This notebook works out the basic process for accessing the OBIS Areas data source from servers in Oostende, caching the data as a GeoJSON document, and setting the data up for processing in the latest iteration of our Spatial Feature Registry idea. We are currently stashing source data as files in ScienceBase Items and then kicking off a process to load them to a cloud-based PostGIS instance where we run a few synthesis operations with other spatial data and then build out one or more indexes for various purposes in ElasticSearch. The interface to these is provided via the Biogeographic Information System API.

In [1]:
import requests,json,geojson
from IPython.display import display
from geojson import Feature, Point, FeatureCollection

Ideally, we will eventually kick off all of these registration and processing steps through some kind of high level catalog or inventory based on placement and/or characteristics of the source items in ScienceBase. We should have something that is essentially watching the inventory and checking dates of update periodicity and sending items onto a message queue for processing by microservices. For now, we specify the specific items that this particular code should process and grab the item as JSON for processing here locally.

In [2]:
sourceItem = "https://www.sciencebase.gov/catalog/item/5aabd9a5e4b081f61aaf009b"
sourceItemMeta = requests.get(sourceItem, headers={"accept":"application/json"}).json()

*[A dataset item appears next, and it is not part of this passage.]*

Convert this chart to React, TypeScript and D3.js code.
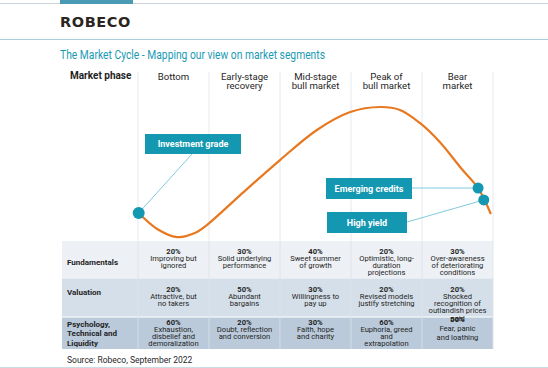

We'll need to keep working on the information model that will help us drive this process. For now, I'm iterating through what all is necessary in order to drive this particular process, figuring out what should be stored with the item vs. what can be referenced from elsewhere. I may have to make some less than optimal choices in the near term that we'll have to clean up as we move along. I'll note those as I go.

In [3]:
display (sourceItemMeta)

{'body': 'The UNESCO-IODE-OBIS Office assembles and maintains a set of marine areas for summarizing and reporting on biodiversity and biogeographic characterization metrics. We register these areas in the Spatial Feature Registry for use in our own work and ties into the OBIS API. The spatial features in this dataset originate from MarineRegions.org and other sources and have been minimally processed spatially for use.',
 'contacts': [{'contactType': 'organization',
   'name': 'UNESCO-IODE-OBIS',
   'organization': {},
   'primaryLocation': {'mailAddress': {}, 'streetAddress': {}},
   'type': 'Data Owner'},
  {'contactType': 'person',
   'name': 'Pieter Provoost',
   'organization': {},
   'primaryLocation': {'mailAddress': {}, 'streetAddress': {}},
   'type': 'Data Owner'}],
 'dates': [{'dateString': '2018-03-16',
   'label': 'Validity Begins',
   'type': 'validityBegins'}],
 'distributionLinks': [{'files': [{'contentType': 'application/json',
     'name': 'OBIS Areas Code List.json',

There are several critical pieces of information that are onboard the item metadata that I pull out here as variables for processing. Right now, this is kind of stupid in that we have to have very specific a priori knowledge of what these things (links and files) are called in order to tease them out. That's not very scalable to all the other cases we want to execute and we need to think through a different way to do this. ScienceBase sort of gets toward this with its set of onboard types for files and webLinks, but the actual meaning and utility of those types is a little fuzzy and not well controlled. So, I don't think we can count on them at this time and opted to use specific titles instead.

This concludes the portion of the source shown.